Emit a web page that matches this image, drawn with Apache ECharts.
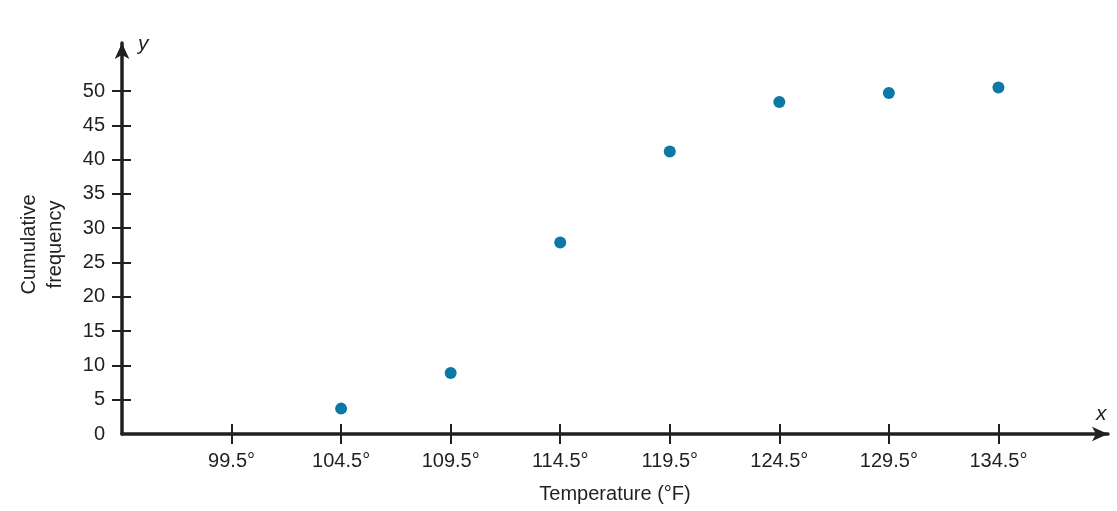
<!DOCTYPE html>
<html>
<head>
<meta charset="utf-8">
<script src="https://cdn.jsdelivr.net/npm/echarts@6/dist/echarts.min.js"></script>
<style>html,body{margin:0;padding:0;background:#fff}#c{width:1117px;height:511px}</style>
</head>
<body>
<div id="c"></div>
<script>
const xTicks = [99.5, 104.5, 109.5, 114.5, 119.5, 124.5, 129.5, 134.5];
const yTicks = [0, 5, 10, 15, 20, 25, 30, 35, 40, 45, 50];
const boundaries = [104.5, 109.5, 114.5, 119.5, 124.5, 129.5, 134.5];
const cumFreq = [3.7, 8.9, 27.9, 41.2, 48.4, 49.7, 50.5];
const xName = 'Temperature (°F)';
const yName = 'Cumulative\nfrequency';

const FONT = '"Liberation Sans", Arial, sans-serif';
const INK = '#231f20';
const chart = echarts.init(document.getElementById('c'));
const grid = {left: 122, right: 9, top: 43, bottom: 77, containLabel: false, outerBoundsMode: 'none'};
const xRange = {min: 94.5, max: 139.5, interval: 5};
const yRange = {min: 0, max: 57, interval: 5};
chart.setOption({
  animation: false,
  backgroundColor: '#ffffff',
  grid: grid,
  xAxis: [{
    type: 'value', ...xRange,
    name: xName, nameLocation: 'middle', nameGap: 50,
    nameTextStyle: {fontFamily: FONT, fontSize: 20, color: INK},
    axisLine: {show: true, lineStyle: {color: INK, width: 3.5}, symbol: ['none', 'arrow'], symbolSize: [11, 16], symbolOffset: [0, 0]},
    axisTick: {show: true, length: 10, lineStyle: {color: INK, width: 2}, customValues: xTicks},
    axisLabel: {fontFamily: FONT, fontSize: 20, color: INK, margin: 17, customValues: xTicks, formatter: v => v.toFixed(1) + '°'},
    splitLine: {show: false}
  }, {
    type: 'value', ...xRange, position: 'bottom',
    name: 'x', nameLocation: 'end', nameGap: -12,
    nameTextStyle: {fontFamily: FONT, fontSize: 21, fontStyle: 'italic', color: INK, verticalAlign: 'bottom', padding: [0, 0, 9, 0]},
    axisLine: {show: false},
    axisTick: {show: true, inside: true, length: 10, lineStyle: {color: INK, width: 2}, customValues: xTicks},
    axisLabel: {show: false},
    splitLine: {show: false}
  }],
  yAxis: [{
    type: 'value', ...yRange,
    name: yName, nameLocation: 'middle', nameGap: 54, nameRotate: 90,
    nameTextStyle: {fontFamily: FONT, fontSize: 20, color: INK, lineHeight: 26, padding: [0, 12, 0, 0]},
    axisLine: {show: true, lineStyle: {color: INK, width: 3.5}, symbol: ['none', 'arrow'], symbolSize: [11, 16], symbolOffset: [0, 0]},
    axisTick: {show: true, length: 10, lineStyle: {color: INK, width: 2}, customValues: yTicks.slice(1)},
    axisLabel: {fontFamily: FONT, fontSize: 20, color: INK, margin: 17, customValues: yTicks},
    splitLine: {show: false}
  }, {
    type: 'value', ...yRange, position: 'left',
    name: 'y', nameLocation: 'end', nameGap: -12,
    nameTextStyle: {fontFamily: FONT, fontSize: 21, fontStyle: 'italic', color: INK, align: 'left', padding: [0, 0, 0, 16]},
    axisLine: {show: false},
    axisTick: {show: true, inside: true, length: 9, lineStyle: {color: INK, width: 2}, customValues: yTicks.slice(1)},
    axisLabel: {show: false},
    splitLine: {show: false}
  }],
  series: [{
    type: 'scatter',
    data: boundaries.map((b, i) => [b, cumFreq[i]]),
    symbol: 'circle',
    symbolSize: 12,
    itemStyle: {color: '#0b78a6', opacity: 1}
  }]
});
</script>
</body>
</html>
────────────────────
Transcribe the opening line of the listing above, please, and every line after it through the line with "const yName = 'Cumulative\nfrequency';", word for word, without pictures.

__RESULT__
Emit a web page that matches this image, drawn with Apache ECharts.
<!DOCTYPE html>
<html>
<head>
<meta charset="utf-8">
<script src="https://cdn.jsdelivr.net/npm/echarts@6/dist/echarts.min.js"></script>
<style>html,body{margin:0;padding:0;background:#fff}#c{width:1117px;height:511px}</style>
</head>
<body>
<div id="c"></div>
<script>
const xTicks = [99.5, 104.5, 109.5, 114.5, 119.5, 124.5, 129.5, 134.5];
const yTicks = [0, 5, 10, 15, 20, 25, 30, 35, 40, 45, 50];
const boundaries = [104.5, 109.5, 114.5, 119.5, 124.5, 129.5, 134.5];
const cumFreq = [3.7, 8.9, 27.9, 41.2, 48.4, 49.7, 50.5];
const xName = 'Temperature (°F)';
const yName = 'Cumulative\nfrequency';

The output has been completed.